The most recent and perhaps most powerful comments were that of Kelly's estranged daughter, Buki Abi (born Joann Kelly), who also broke her silence on social media, calling her father a "monster."

"I am well aware of who and what he is," she said on Instagram. "I grew up in that house."

For Kelly, that tone of defiance he displayed on his birthday appears to be fading. Late last week, outlets began reporting on Kelly's rumored plans to flee the country, and that the singer was now experiencing panic attacks as a result of the blowback. As of press time no arrests have been made. (On Friday, Billboard reported Sony had quietly dropped Kelly from its roster.) Tensions continue to build, however, as a second protest outside of the singer's studio resulted in a clash over the weekend between #MuteRKelly protesters and a caravan of Kelly supporters blasting his music from car windows. One man, armed with a megaphone, pleaded for Kelly's forgiveness, claiming that "God is his judge." Meanwhile, variations of "R. Kelly" and "R. Kelly sex tape" are currently trending searches across top porn sites.

Odeleye says that she and her #MuteRKelly partner are overwhelmed by the national outpouring of support, and believes that the tide is undoubtedly turning in the favor of those who want Kelly brought to justice.

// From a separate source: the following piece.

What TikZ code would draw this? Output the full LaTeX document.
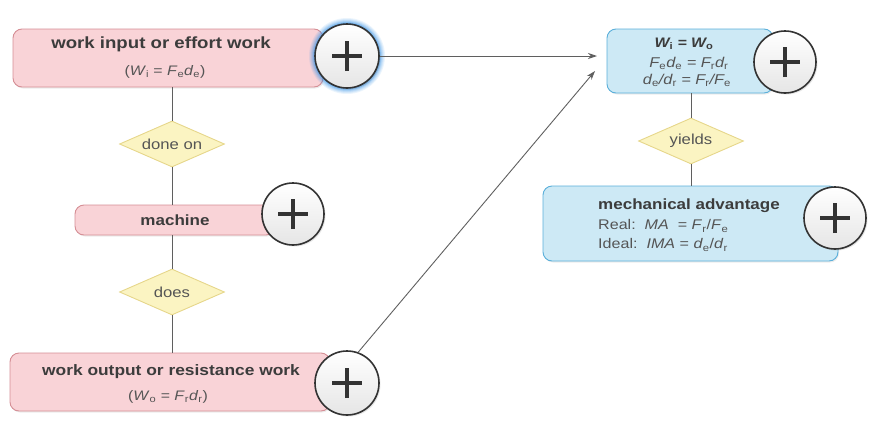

"A lot of people have said that they really had no idea that this movement was going on, that they had been boycotting R. Kelly since the '90s since those allegations came out, and that they're glad to be able to kind of fly the flag under the banner of #MuteRKelly now to add some legitimacy to what they've already been doing," she says. "So, that's been wonderful to see because when you're in these silos, you think nobody's doing anything about this. And then to see that no, people are doing stuff all around the nation, it makes me feel not so lonely."

She's quick to add that the work is far from over, and that the mission remains the same as it did on day one: Remove R. Kelly from the airwaves.

"We're going to keep pressuring the radio stations until they do," she says. "We want to just know where they stand. ... They're going to have to say something to us one way or the other."